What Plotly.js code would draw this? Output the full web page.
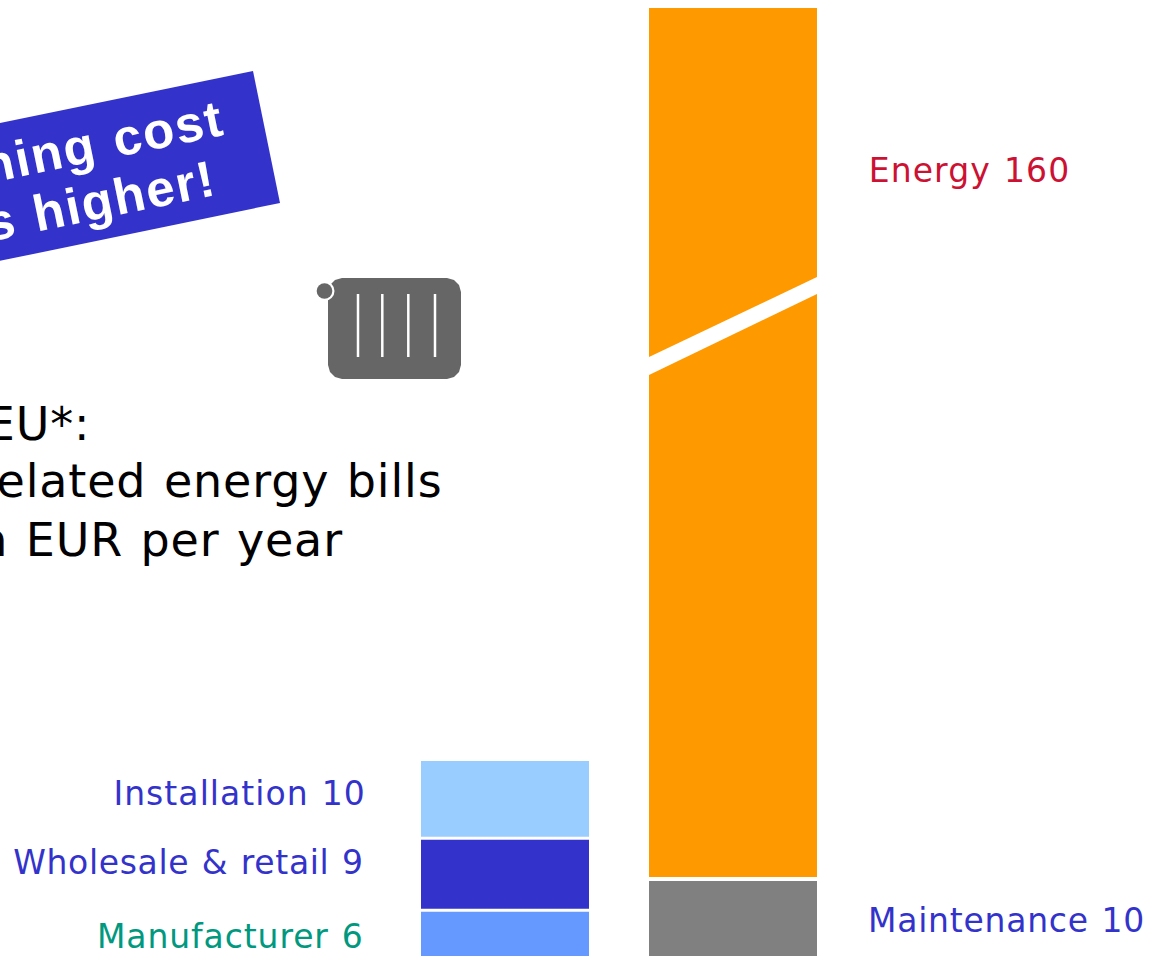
<!DOCTYPE html>
<html>
<head>
<meta charset="utf-8">
<script src="https://cdn.plot.ly/plotly-3.0.1.min.js"></script>
<style>
html,body{margin:0;padding:0;background:#fff;overflow:hidden}
#chart{width:1149px;height:956px}
.annotation text{word-spacing:1.5px}
.annotation[data-index="0"] text{letter-spacing:1.05px}
.annotation[data-index="1"] text{letter-spacing:0.65px}
.annotation[data-index="2"] text{letter-spacing:0.9px}
.annotation[data-index="3"] text{letter-spacing:0.75px}
.annotation[data-index="4"] text{letter-spacing:1.1px}
.annotation[data-index="5"] text,.annotation[data-index="6"] text,.annotation[data-index="7"] text{letter-spacing:0.85px;word-spacing:2px}
.annotation[data-index="8"] text,.annotation[data-index="9"] text{letter-spacing:1.8px;word-spacing:2px}
</style>
</head>
<body>
<div id="chart"></div>
<script>
var categories = ["Purchase", "Running"];
var manufacturer = [5.85, 0];
var wholesale = [9.25, 0];
var installation = [9.95, 0];
var maintenance = [0, 9.87];
var energy = [0, 160];

var labelTexts = ["Installation 10", "Wholesale & retail 9", "Manufacturer 6", "Maintenance 10", "Energy 160"];
var bannerLines = ["Running cost", "is higher!"];
var headingLines = ["In the EU*:", "Heating-related energy bills", "in EUR per year"];

var W = 1149, H = 956, TOP = 8;
var px = function (x) { return x / W; };
var py = function (y) { return (H - y) / (H - TOP); };
function poly(points) {
  return points.map(function (p, i) { return (i ? "L" : "M") + p[0] + "," + p[1]; }).join(" ") + " Z";
}
function paperPoly(points, color) {
  return { type: "path", xref: "paper", yref: "paper", layer: "above", line: { width: 0 }, fillcolor: color,
    path: poly(points.map(function (p) { return [px(p[0]), py(p[1])]; })) };
}
function paperLine(x0, y0, x1, y1, color, width) {
  return { type: "line", xref: "paper", yref: "paper", layer: "above", x0: px(x0), y0: py(y0), x1: px(x1), y1: py(y1), line: { color: color, width: width } };
}
function gapLine(cat, yv, width) {
  return { type: "line", xref: "x", yref: "y", layer: "above", x0: cat - 0.45, x1: cat + 0.45, y0: yv, y1: yv, line: { color: "#fff", width: width } };
}
function bar(name, values, color) {
  return { type: "bar", name: name, x: categories, y: values, width: 168 / 228, marker: { color: color, line: { width: 0 } }, hoverinfo: "name+y" };
}

var data = [
  bar("Manufacturer", manufacturer, "#6699FF"),
  bar("Wholesale & retail", wholesale, "#3333CC"),
  bar("Installation", installation, "#99CCFF"),
  bar("Maintenance", maintenance, "#808080"),
  bar("Energy", energy, "#FF9900")
];

var radiatorBody = (function () {
  var l = 328, r = 461, t = 278, b = 379, c = 14;
  return [[l + c, t], [r - c, t], [r - 7, t + 2], [r - 2, t + 7], [r, t + c], [r, b - c], [r - 2, b - 7], [r - 7, b - 2], [r - c, b],
          [l + c, b], [l + 7, b - 2], [l + 2, b - 7], [l, b - c], [l, t + c], [l + 2, t + 7], [l + 7, t + 2]];
})();

var shapes = [
  gapLine(0, manufacturer[0], 3),
  gapLine(0, manufacturer[0] + wholesale[0], 3),
  gapLine(1, maintenance[1], 4),
  paperPoly([[649, 357], [817, 277], [817, 294], [649, 375]], "#fff"),
  paperPoly([[-20, 127], [253, 71], [280, 203], [-20, 265]], "#3333CC"),
  paperPoly(radiatorBody, "#666666"),
  { type: "circle", xref: "paper", yref: "paper", layer: "above", x0: px(314.5), x1: px(334.5), y0: py(301), y1: py(281), fillcolor: "#fff", line: { width: 0 } },
  { type: "circle", xref: "paper", yref: "paper", layer: "above", x0: px(316.7), x1: px(332.3), y0: py(298.8), y1: py(283.2), fillcolor: "#666666", line: { width: 0 } },
  paperLine(358, 294, 358, 357, "#fff", 2.5),
  paperLine(382.3, 294, 382.3, 357, "#fff", 2.5),
  paperLine(408.3, 294, 408.3, 357, "#fff", 2.5),
  paperLine(435, 294, 435, 357, "#fff", 2.5)
];

function note(text, x, y, anchor, size, color, extra) {
  var a = { text: text, xref: "paper", yref: "paper", x: px(x), y: py(y), xanchor: anchor, yanchor: "middle", showarrow: false,
    font: { family: "DejaVu Sans, Verdana, sans-serif", size: size, color: color }, borderpad: 0, borderwidth: 0 };
  for (var k in (extra || {})) a[k] = extra[k];
  return a;
}
var bannerFont = { family: "Liberation Sans, Arial, sans-serif", size: 51, color: "#fff", weight: "bold" };
var annotations = [
  note(labelTexts[0], 357, 793, "right", 33, "#3333CC"),
  note(labelTexts[1], 355, 862, "right", 33, "#3333CC"),
  note(labelTexts[2], 357, 936, "right", 33, "#009980"),
  note(labelTexts[3], 874, 920, "left", 33, "#3333CC"),
  note(labelTexts[4], 875, 171, "left", 33, "#CC1133"),
  note(headingLines[0], 84, 424, "right", 46, "#000"),
  note(headingLines[1], 429, 481, "right", 46, "#000"),
  note(headingLines[2], 334, 540, "right", 46, "#000"),
  note("<b>" + bannerLines[0] + "</b>", 217, 153, "right", 52, "#fff", { textangle: -11.6, font: bannerFont }),
  note("<b>" + bannerLines[1] + "</b>", 211, 202, "right", 52, "#fff", { textangle: -11.6, font: bannerFont })
];

var layout = {
  width: W, height: H, barmode: "stack", showlegend: false, paper_bgcolor: "#fff", plot_bgcolor: "#fff",
  margin: { l: 0, r: 0, t: TOP, b: 0, pad: 0 }, bargap: 0,
  xaxis: { type: "category", range: [-505 / 228, (W - 505) / 228], visible: false, fixedrange: true },
  yaxis: { range: [0, (H - TOP) / 7.8], visible: false, fixedrange: true },
  shapes: shapes, annotations: annotations
};
Plotly.newPlot("chart", data, layout, { displayModeBar: false, staticPlot: true });
</script>
</body>
</html>
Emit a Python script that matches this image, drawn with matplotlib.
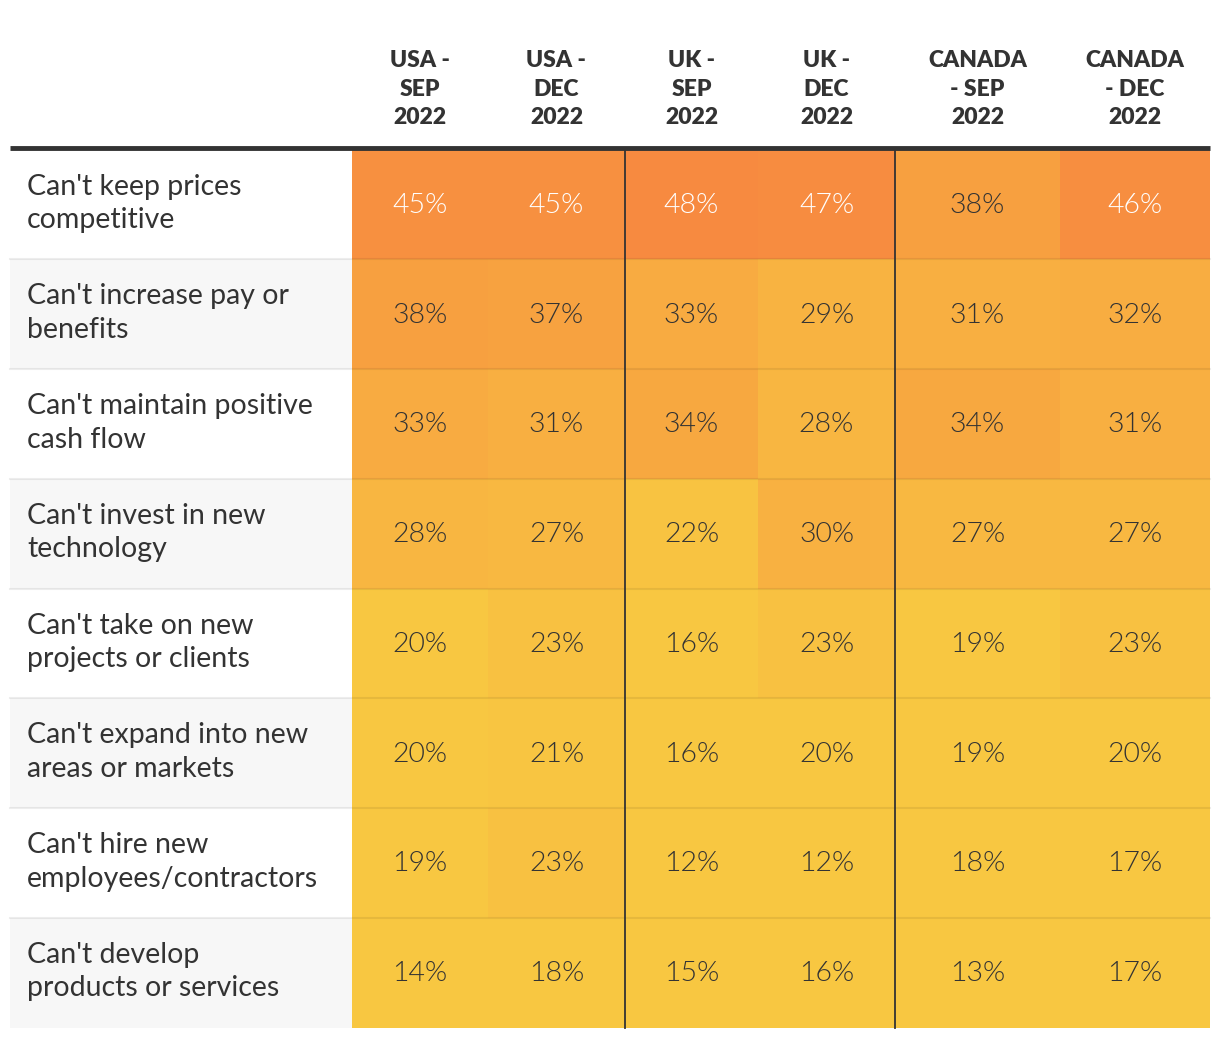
import matplotlib
matplotlib.use('Agg')
import matplotlib.pyplot as plt
import numpy as np
from matplotlib.colors import LinearSegmentedColormap

plt.rcParams['font.family'] = ['Lato', 'DejaVu Sans']

columns = ['USA -\nSEP\n2022', 'USA -\nDEC\n2022', 'UK -\nSEP\n2022',
           'UK -\nDEC\n2022', 'CANADA\n- SEP\n2022', 'CANADA\n- DEC\n2022']
rows = ["Can't keep prices\ncompetitive",
        "Can't increase pay or\nbenefits",
        "Can't maintain positive\ncash flow",
        "Can't invest in new\ntechnology",
        "Can't take on new\nprojects or clients",
        "Can't expand into new\nareas or markets",
        "Can't hire new\nemployees/contractors",
        "Can't develop\nproducts or services"]
values = np.array([
    [45, 45, 48, 47, 38, 46],
    [38, 37, 33, 29, 31, 32],
    [33, 31, 34, 28, 34, 31],
    [28, 27, 22, 30, 27, 27],
    [20, 23, 16, 23, 19, 23],
    [20, 21, 16, 20, 19, 20],
    [19, 23, 12, 12, 18, 17],
    [14, 18, 15, 16, 13, 17],
])

# layout in pixels
W, H = 1220, 1038
x_edges = np.array([352, 488, 625, 758, 895, 1060, 1210])
top = 149.5
row_h = 109.75
y_edges = top + row_h * np.arange(len(rows) + 1)

cmap = LinearSegmentedColormap.from_list('yo', ['#F8C741', '#F78A40'])

fig = plt.figure(figsize=(W / 100, H / 100), dpi=100)
ax = fig.add_axes([0, 0, 1, 1])
ax.set_xlim(0, W)
ax.set_ylim(H, 0)
ax.axis('off')

# label column backgrounds
for i in range(len(rows)):
    if i % 2 == 1:
        ax.fill_between([10, x_edges[0]], y_edges[i], y_edges[i + 1], color='#f7f7f7', lw=0)

ax.pcolormesh(x_edges, y_edges, values, cmap=cmap, vmin=20, vmax=48, shading='flat')

# row separators
for y in y_edges[1:-1]:
    ax.plot([10, x_edges[-1]], [y, y], color='black', alpha=0.07, lw=1.5)

# header line and group separators
ax.plot([10, x_edges[-1]], [148, 148], color='#333333', lw=3.5, solid_capstyle='butt')
for x in [x_edges[2], x_edges[4]]:
    ax.plot([x, x], [top, y_edges[-1]], color='#333333', lw=1.3)

xc = (x_edges[:-1] + x_edges[1:]) / 2
yc = (y_edges[:-1] + y_edges[1:]) / 2

for j, c in enumerate(columns):
    ax.text(xc[j], 89, c, ha='center', va='center', fontsize=16.5,
            fontweight='heavy', color='#333333', linespacing=1.42)

for i, r in enumerate(rows):
    ax.text(27, yc[i] - 1, r, ha='left', va='center', fontsize=20.5,
            color='#333333', linespacing=1.36)
    for j in range(len(columns)):
        v = values[i, j]
        col = 'white' if v >= 45 else '#333333'
        ax.text(xc[j], yc[i] + 1, f'{v}%', ha='center', va='center',
                fontsize=20.5, color=col, fontweight=300)

fig.savefig('out.png', dpi=100)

■ **WRITTEN INSTRUCTION**
Scan the material above. Return every line containing the string "script".

■ **ANSWER FOR THE TASK**
<script src="https://cdn.plot.ly/plotly-3.0.1.min.js"></script>
<script>
</script>
Emit a Python script that matches this image, drawn with matplotlib.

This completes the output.